Há quem diga que a ginástica artística é o esporte que mais exige dos atletas, ainda mais porque começam tão novos. Caso tenha filhos, Rebeca conta que não os incentivaria a praticar a modalidade, mas tampouco os impediria. “Quero que façam algum esporte, mas vou deixá-los escolher livremente”, diz a atleta – que tem planos de ser mãe no futuro. “Enquanto a criança mostrar que ama aquele esporte, apoio. Mas, se estiver fazendo mal e quiserem parar, abraço e levo embora. Sou assim, muito frouxa.”
Rebeca pisou num ginásio pela primeira vez aos 4. Sua tia, Cida, era da equipe de limpeza do Bonifácio Cardoso, clube de Guarulhos. Quando soube que haveria um teste para jovens talentos, levou as netas e a sobrinha. As treinadoras perceberam que Rebeca tinha potencial, e desde então ela nunca mais parou. Os primeiros anos exigiram enorme sacrifício da família. Mãe solo, Rosa sustentava os seis filhos – depois viriam mais dois – com salário de empregada doméstica. Para complementar a renda, fazia bicos em um restaurante. Nessa época, Rosa e as crianças chegaram a viver em um barraco de um cômodo e um banheiro. Do pai, Rebeca fala pouco e mal tem contato desde que ele se separou de Rosa quando a filha ainda era pequena.

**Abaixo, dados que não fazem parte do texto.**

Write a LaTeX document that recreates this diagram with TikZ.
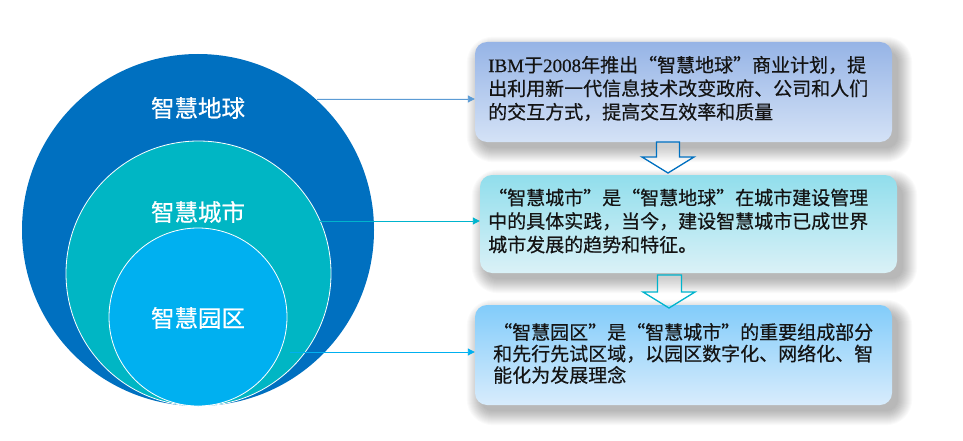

Como a mãe passava o dia fora trabalhando, era o filho Emerson, então com 13 anos, que levava Rebeca aos treinos. A mãe cedia o valor da condução que recebia como doméstica para eles irem até o ginásio. Durante seis meses, Rosa caminhou duas horas para ir e outras duas para voltar do trabalho, todos os dias. Até que não aguentou mais e os filhos precisaram se virar para chegar ao ginásio. Nesse período, Emerson usou a grana que conseguiu vendendo latinha e papelão para montar uma bicicleta em um ferro-velho. “Nem freio tinha a bichinha”, diz ele. E passou a levar a irmã aos treinos na garupa.
A vida de Rebeca foi tomada por treinos e competições, mas quem é ela no pouco tempo livre que sobra? “Uma pessoa que dorme muito”, responde. Além disso, gosta de ver séries como Uma Família da Pesada, Friends e The Big Bang Theory. Também curte ir ao cinema e à praia. A atleta que mais admira é Daiane dos Santos, lenda da ginástica artística e com quem se identifica desde criança. Mas não hesita em dizer que também se inspira em si mesma: “Olhando para minha trajetória… Foi um início com dificuldades financeiras, tendo apoio de todas as pessoas. Devo ser realmente boa, porque pessoas ruins não são ajudadas. Sou de coração bom, genuína e grata a todos que passaram pela minha vida. Me inspiro muito em mim.”